Says Chung: “K-pop, which originally just stood for Korean popular music, has become something famous and very specific. But Korean pop already existed before that. Many singers didn’t get enough opportunities to enter the international scene. That’s why we want to show all sorts of Korean music.”
The highlight is “Singing for Freedom & Peace” on 14 September at La Madeleine, a concert giving insight not only into the world of Korean pop and rock before K-pop became a global phenomenon, but also into local political history. It’s also a tribute to Kim Mingi, whose celebrated musical oeuvre is the star of the evening. The line-up, featuring six different Korean musical artists, will perform compositions by the legendary musician and political activist. His songs became anthems of freedom under the dictatorship in the 80s. They will also perform their own hit numbers.

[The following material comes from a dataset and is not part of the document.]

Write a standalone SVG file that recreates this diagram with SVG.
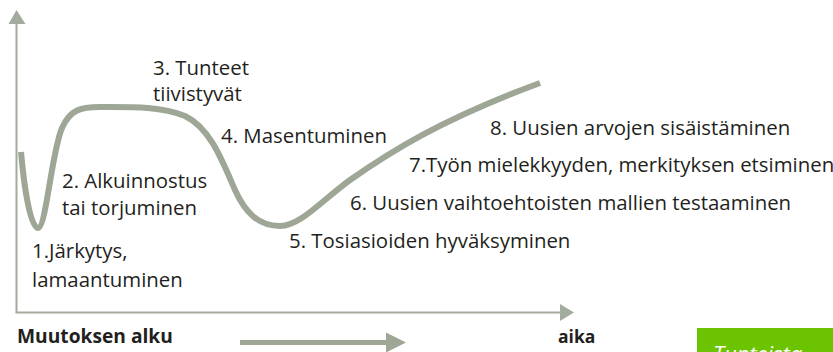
<svg xmlns="http://www.w3.org/2000/svg" width="833" height="352" viewBox="0 0 833 352">
<style>
.t{font-family:"Open Sans","Noto Sans",sans-serif;font-size:20.4px;fill:#231f20}
.b{font-family:"Open Sans","Noto Sans",sans-serif;font-size:19.2px;font-weight:bold;fill:#231f20}
.ax{stroke:#a3ab9e;stroke-width:2;fill:none}
.cv{stroke:#9ea696;stroke-width:6;fill:none;stroke-linecap:butt}
</style>
<g id="axes">
<line class="ax" x1="16.5" y1="22" x2="16.5" y2="312.5"/>
<line class="ax" x1="15.5" y1="312.5" x2="562" y2="312.5"/>
<polygon points="16.5,10 8.5,24 25.5,24" fill="#a3ab9e"/>
<polygon points="574,312.5 560,304 560,321" fill="#a3ab9e"/>
</g>
<g id="connectors">
<path class="cv" d="M21,152 C24,185 30,228 38,228 C46,228 52,150 62,128 C70,110 80,107 100,107 C130,107 160,106 185,116 C210,128 222,160 235,190 C245,212 258,226 280,226 C300,226 320,202 350,180 C390,152 440,120 540,83"/>
</g>
<g id="labels">
<text class="t" x="153" y="75">3. Tunteet</text>
<text class="t" x="153" y="101">tiivistyvät</text>
<text class="t" x="221" y="143">4. Masentuminen</text>
<text class="t" x="62" y="188">2. Alkuinnostus</text>
<text class="t" x="62" y="215">tai torjuminen</text>
<text class="t" x="32" y="258">1.Järkytys,</text>
<text class="t" x="32" y="287">lamaantuminen</text>
<text class="t" x="289" y="248">5. Tosiasioiden hyväksyminen</text>
<text class="t" x="350" y="210">6. Uusien vaihtoehtoisten mallien testaaminen</text>
<text class="t" x="409" y="172">7.Työn mielekkyyden, merkityksen etsiminen</text>
<text class="t" x="490" y="135">8. Uusien arvojen sisäistäminen</text>
</g>
<g id="bottom">
<text class="b" x="17" y="343">Muutoksen alku</text>
<text class="b" x="558" y="343" style="font-size:17.5px">aika</text>
<line x1="240" y1="342.5" x2="387" y2="342.5" stroke="#9ea696" stroke-width="5"/>
<polygon points="406,342.5 386,332.5 386,352.5" fill="#9ea696"/>
</g>
<g id="tab">
<rect x="697" y="328" width="136" height="24" fill="#6cc400"/>
<text x="713" y="362" font-family="Open Sans, sans-serif" font-style="italic" font-size="22" fill="#ffffff">Tunteista</text>
</g>
</svg>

On 16 September, Leenalchi (pictured) presents a contemporary take on Korean traditional music, merging old and new, at Ancienne Belgique Club. The seven members have made a name for themselves with their alternative pop soundscapes. Bringing together innovation and tradition is also at the heart of a Belgian-Korean collaboration to be discovered live on stage at the KCC between 16 and 25 November. Baudouin de Jaer and Kim Joonyoung create experimental soundscapes incorporating an indigenous Korean string instrument, the Gemomungo, a longboard zither whose origins can be traced to the 5th century.
It's not the only Korean instrument that may be new to Belgian audiences. On 6 December, Kang Eunil will perform in a quartet playing the Haegueum, a two-stringed vertical fiddle, at Theatre Marni.
The Korean penchant for classical music is already famous in Belgium. At the prestigious Queen Elisabeth Music Competition, a pinnacle of the musical calendar, Korean musicians have been excelling in large numbers. Pianist Kim Sunwook and violinist Clara-Jumi Kang will attest to this prowess at Flagey on 19 October.
Still today, music carries a political connotation in South Korea. At the border with its northern neighbour, large speakers blast music daily across the frontier, from BTS to Black Pink. “The world today responds more effectively to soft power like culture rather than hard power such as military might,” Kim Jaehwan concludes.